The Spark

“The emancipation of the working class will only be achieved by the working class itself.” — Karl Marx

China:
A Limping Capitalist “Tiger”

Mar 14, 2016

Less than a year ago, the media were still raving about China – its economy could pull the world out of the crisis. China was supposedly “a tiger.” Well, no more!

In fact, the Chinese economy has been sliding down a slippery slope for a long time. The crunch came in the form of a series of brutal falls on China’s stock market. So far, massive injections of fresh cash by the central bank – equivalent to nearly 142 billion dollars – have failed to stop the meltdown.

So what’s happened to the Chinese “tiger”? Of course, there is the world crisis. A sharp reduction in orders from Western companies caused a wave of bankruptcies and plant closures in China. What is more, China’s ability to export was hampered by protectionist measures introduced by some of the rich countries. The U.S., for instance, China’s biggest export market, slapped a 277% duty on a whole range of its steel products.

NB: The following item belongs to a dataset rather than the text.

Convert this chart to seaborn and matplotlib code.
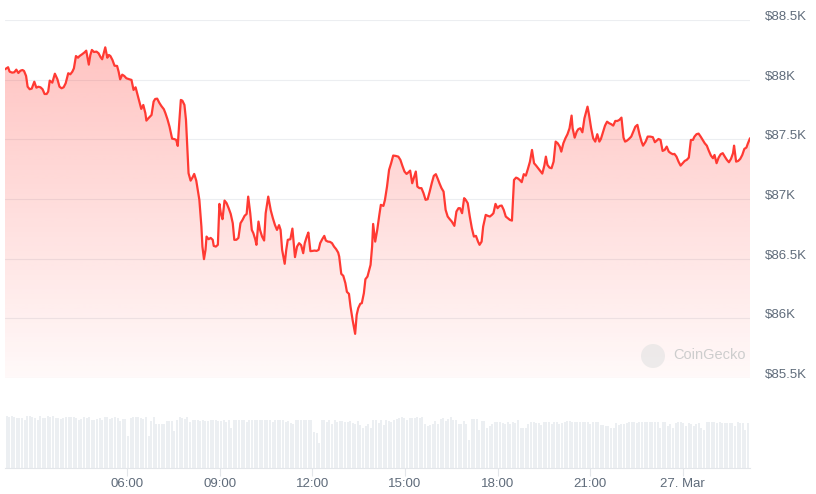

But there was another, more vicious factor. After the 2008 collapse, the craze among Western big business was to lend money at extortionate interest rates to “emerging countries.” In China, which was their main target, huge infrastructure projects got off the ground on the back of this massive inflow of speculative capital. Whole new towns were built for a so-called “new middle-class,” which only existed in the dreams of Western speculators. Soon, China was littered with a host of ghost towns and other white elephants.

Having pocketed fat interest payments for a number of years, Western speculators finally decided that China was becoming too dangerous for them. Last year, they pulled out massively, taking about 700 billion dollars out of the country. This left China’s finances in tatters, with a mountain of debt, and caused the meltdown of its stock markets over the past months.

Today, by an ironical twist, it is China’s economic slowdown which is threatening the world economy with a boomerang effect. The reduction in world trade, which, so far, has been partly concealed by China’s ever increasing imports, is coming back with a vengeance. But, in addition, the massive flows of speculative capital roaming the world in search of a quick buck are now inflated by those which have fled China – thereby threatening to destabilize the whole planet’s economy even more brutally.